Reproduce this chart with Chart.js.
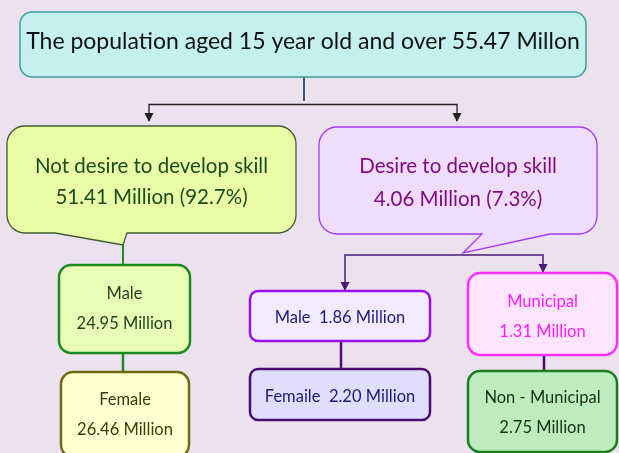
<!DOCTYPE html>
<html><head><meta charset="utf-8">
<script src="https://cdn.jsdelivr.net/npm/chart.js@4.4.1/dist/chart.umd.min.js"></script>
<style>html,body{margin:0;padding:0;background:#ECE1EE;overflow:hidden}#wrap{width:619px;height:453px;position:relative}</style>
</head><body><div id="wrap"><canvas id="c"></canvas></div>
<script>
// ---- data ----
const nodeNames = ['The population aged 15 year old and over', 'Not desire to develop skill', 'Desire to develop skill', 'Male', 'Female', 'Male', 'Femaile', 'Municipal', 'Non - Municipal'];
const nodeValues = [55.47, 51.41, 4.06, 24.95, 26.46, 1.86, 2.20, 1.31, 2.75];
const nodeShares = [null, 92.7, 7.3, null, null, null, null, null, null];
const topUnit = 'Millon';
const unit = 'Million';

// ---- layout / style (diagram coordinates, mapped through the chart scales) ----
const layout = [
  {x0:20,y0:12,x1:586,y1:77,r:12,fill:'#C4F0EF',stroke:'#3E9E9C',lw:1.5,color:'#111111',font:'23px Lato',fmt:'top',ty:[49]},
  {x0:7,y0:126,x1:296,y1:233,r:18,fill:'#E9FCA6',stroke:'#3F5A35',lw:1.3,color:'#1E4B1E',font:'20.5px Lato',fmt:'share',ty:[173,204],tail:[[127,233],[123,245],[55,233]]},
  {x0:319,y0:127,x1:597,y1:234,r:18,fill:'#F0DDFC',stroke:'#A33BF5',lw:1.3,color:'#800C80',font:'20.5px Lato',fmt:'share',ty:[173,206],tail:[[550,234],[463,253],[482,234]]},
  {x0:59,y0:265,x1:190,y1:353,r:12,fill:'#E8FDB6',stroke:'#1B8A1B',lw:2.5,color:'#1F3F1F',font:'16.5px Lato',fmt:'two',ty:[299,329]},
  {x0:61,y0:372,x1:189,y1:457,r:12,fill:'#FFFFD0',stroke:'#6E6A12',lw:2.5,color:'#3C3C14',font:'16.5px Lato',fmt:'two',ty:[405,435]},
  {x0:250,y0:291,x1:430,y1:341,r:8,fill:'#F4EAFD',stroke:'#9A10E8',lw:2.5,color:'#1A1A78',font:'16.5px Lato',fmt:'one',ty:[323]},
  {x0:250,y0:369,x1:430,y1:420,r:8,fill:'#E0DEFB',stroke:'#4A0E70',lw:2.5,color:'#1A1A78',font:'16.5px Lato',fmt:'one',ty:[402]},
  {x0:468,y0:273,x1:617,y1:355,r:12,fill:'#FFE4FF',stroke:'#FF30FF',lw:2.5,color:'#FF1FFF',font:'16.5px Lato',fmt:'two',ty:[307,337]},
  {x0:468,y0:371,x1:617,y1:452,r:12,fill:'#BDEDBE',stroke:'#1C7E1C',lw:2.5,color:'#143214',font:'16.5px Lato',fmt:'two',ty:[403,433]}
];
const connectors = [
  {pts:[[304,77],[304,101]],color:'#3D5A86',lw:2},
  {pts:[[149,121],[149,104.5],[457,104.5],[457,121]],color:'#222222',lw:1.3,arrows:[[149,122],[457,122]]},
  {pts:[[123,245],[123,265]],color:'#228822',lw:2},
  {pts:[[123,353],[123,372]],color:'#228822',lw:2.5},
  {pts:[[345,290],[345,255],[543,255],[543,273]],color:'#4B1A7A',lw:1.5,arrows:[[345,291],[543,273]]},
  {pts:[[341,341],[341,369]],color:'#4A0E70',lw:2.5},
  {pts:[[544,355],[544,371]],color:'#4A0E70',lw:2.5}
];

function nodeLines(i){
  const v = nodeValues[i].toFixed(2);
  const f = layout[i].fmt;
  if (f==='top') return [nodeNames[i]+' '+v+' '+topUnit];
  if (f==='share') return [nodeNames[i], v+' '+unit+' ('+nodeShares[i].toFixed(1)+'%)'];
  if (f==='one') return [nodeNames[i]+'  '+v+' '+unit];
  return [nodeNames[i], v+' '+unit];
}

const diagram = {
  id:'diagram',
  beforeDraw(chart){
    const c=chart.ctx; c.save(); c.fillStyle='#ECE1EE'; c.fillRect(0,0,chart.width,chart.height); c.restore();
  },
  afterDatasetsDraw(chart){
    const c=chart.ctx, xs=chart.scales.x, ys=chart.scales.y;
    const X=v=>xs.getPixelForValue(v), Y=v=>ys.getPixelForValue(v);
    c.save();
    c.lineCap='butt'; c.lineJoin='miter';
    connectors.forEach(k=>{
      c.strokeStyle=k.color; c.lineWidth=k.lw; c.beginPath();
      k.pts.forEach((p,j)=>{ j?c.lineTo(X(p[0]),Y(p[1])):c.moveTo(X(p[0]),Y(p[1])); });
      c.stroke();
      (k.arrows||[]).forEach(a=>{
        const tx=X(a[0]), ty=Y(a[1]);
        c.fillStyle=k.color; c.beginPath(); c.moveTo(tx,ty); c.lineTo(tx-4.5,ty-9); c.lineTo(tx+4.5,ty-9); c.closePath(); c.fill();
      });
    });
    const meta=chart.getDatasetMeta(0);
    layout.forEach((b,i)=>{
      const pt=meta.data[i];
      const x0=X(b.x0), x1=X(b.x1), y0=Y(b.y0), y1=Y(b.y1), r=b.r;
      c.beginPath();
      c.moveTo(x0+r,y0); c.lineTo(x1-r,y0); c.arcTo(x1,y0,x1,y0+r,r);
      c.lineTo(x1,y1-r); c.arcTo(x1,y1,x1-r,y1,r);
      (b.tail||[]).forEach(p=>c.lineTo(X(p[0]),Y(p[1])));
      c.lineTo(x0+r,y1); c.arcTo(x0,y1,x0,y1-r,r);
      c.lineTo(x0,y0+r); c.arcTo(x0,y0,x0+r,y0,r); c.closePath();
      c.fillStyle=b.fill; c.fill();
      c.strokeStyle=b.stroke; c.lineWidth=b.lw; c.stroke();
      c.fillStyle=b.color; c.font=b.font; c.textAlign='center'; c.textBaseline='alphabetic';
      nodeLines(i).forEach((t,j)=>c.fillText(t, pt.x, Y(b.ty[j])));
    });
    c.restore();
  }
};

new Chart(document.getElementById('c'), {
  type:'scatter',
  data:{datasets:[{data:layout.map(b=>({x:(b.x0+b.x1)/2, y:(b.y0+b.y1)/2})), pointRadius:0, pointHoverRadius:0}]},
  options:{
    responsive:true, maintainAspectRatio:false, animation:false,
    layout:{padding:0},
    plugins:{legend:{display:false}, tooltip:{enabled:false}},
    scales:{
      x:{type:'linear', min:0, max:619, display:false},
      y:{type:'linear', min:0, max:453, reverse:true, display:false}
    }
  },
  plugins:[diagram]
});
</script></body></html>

════════════════════

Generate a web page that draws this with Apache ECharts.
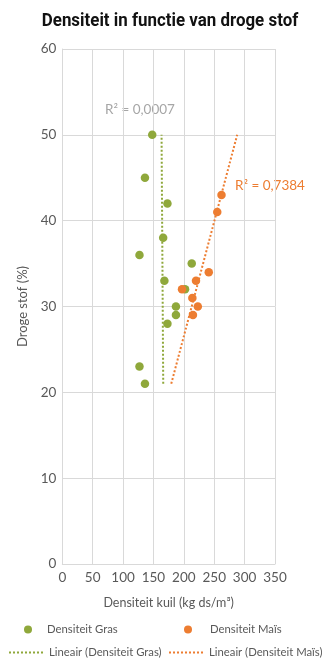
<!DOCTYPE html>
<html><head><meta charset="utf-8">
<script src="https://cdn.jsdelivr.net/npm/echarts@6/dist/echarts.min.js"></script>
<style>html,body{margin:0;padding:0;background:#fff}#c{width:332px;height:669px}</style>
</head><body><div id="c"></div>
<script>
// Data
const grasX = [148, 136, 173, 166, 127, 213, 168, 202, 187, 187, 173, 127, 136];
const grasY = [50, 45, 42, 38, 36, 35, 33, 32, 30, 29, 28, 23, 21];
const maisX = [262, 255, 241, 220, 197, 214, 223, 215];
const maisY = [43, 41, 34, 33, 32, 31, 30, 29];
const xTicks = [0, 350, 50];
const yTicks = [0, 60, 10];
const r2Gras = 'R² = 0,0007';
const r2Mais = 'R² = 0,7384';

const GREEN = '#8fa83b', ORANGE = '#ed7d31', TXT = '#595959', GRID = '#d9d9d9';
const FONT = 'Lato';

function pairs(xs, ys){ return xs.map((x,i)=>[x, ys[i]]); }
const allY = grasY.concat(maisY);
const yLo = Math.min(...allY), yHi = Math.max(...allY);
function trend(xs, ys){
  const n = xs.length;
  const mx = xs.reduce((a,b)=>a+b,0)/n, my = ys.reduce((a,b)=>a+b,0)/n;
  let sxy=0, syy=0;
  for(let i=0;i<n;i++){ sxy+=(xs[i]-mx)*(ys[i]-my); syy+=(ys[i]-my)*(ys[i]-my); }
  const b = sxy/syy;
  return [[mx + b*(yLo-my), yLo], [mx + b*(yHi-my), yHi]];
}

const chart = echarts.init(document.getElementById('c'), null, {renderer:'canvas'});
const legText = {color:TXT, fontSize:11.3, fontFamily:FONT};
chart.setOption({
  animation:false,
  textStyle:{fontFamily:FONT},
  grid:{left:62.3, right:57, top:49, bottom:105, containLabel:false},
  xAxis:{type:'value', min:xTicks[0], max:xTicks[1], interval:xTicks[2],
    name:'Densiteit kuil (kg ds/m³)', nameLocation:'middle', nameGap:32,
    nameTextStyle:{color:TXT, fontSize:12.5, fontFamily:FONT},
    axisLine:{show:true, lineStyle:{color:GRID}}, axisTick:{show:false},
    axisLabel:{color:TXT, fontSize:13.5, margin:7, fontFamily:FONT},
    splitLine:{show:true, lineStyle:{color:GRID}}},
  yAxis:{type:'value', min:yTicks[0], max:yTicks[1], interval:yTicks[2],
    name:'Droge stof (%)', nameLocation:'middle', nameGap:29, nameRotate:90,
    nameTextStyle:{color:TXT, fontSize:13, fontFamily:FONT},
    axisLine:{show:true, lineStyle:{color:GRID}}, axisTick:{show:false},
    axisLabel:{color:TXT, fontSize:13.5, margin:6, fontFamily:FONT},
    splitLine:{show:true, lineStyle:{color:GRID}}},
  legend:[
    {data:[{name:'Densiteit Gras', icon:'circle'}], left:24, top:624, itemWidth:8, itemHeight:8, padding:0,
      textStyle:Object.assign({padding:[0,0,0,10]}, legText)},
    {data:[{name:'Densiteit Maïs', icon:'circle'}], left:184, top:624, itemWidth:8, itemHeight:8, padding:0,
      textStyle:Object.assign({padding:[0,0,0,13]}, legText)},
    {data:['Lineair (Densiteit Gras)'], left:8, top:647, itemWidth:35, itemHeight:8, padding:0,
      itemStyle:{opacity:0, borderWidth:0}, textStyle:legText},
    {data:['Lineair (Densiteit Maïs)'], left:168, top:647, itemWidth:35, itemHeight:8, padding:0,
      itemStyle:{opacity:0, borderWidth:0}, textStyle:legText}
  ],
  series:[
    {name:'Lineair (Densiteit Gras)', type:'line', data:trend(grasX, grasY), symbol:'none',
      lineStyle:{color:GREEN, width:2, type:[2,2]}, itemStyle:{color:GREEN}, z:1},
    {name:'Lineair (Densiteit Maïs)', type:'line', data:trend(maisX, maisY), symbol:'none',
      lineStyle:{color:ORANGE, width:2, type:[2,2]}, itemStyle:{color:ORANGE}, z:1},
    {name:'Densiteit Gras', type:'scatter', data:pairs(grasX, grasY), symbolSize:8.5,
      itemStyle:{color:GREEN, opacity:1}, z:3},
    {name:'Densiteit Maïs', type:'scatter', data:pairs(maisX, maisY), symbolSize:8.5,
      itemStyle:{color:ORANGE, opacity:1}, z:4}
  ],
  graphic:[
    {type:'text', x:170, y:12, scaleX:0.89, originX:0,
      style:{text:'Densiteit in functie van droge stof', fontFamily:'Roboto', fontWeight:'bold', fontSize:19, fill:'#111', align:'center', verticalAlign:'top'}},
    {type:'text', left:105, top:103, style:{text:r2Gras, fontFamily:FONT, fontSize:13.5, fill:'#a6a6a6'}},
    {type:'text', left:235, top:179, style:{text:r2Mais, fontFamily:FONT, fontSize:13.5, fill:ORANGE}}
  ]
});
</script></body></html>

════════════════════

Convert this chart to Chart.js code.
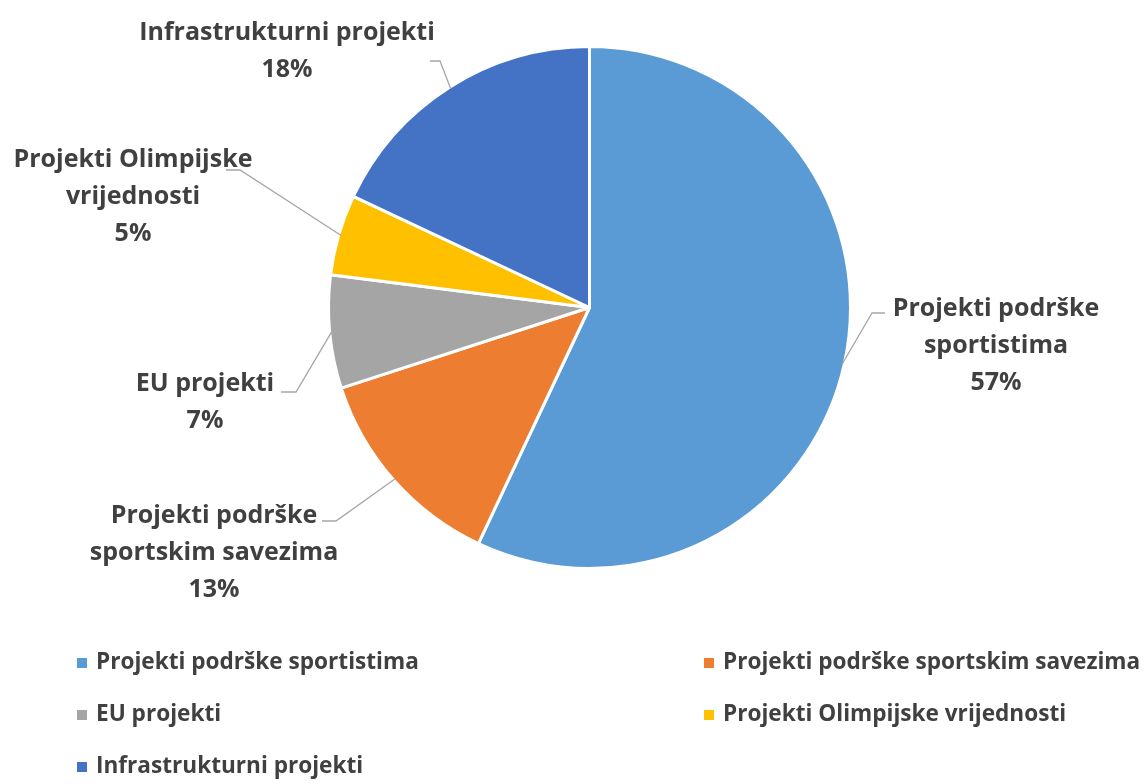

════════════════════

→ **Given exercise**:
Check each line of the data above for the string "with" and report only how many lines have it.

→ **Right answer**:
2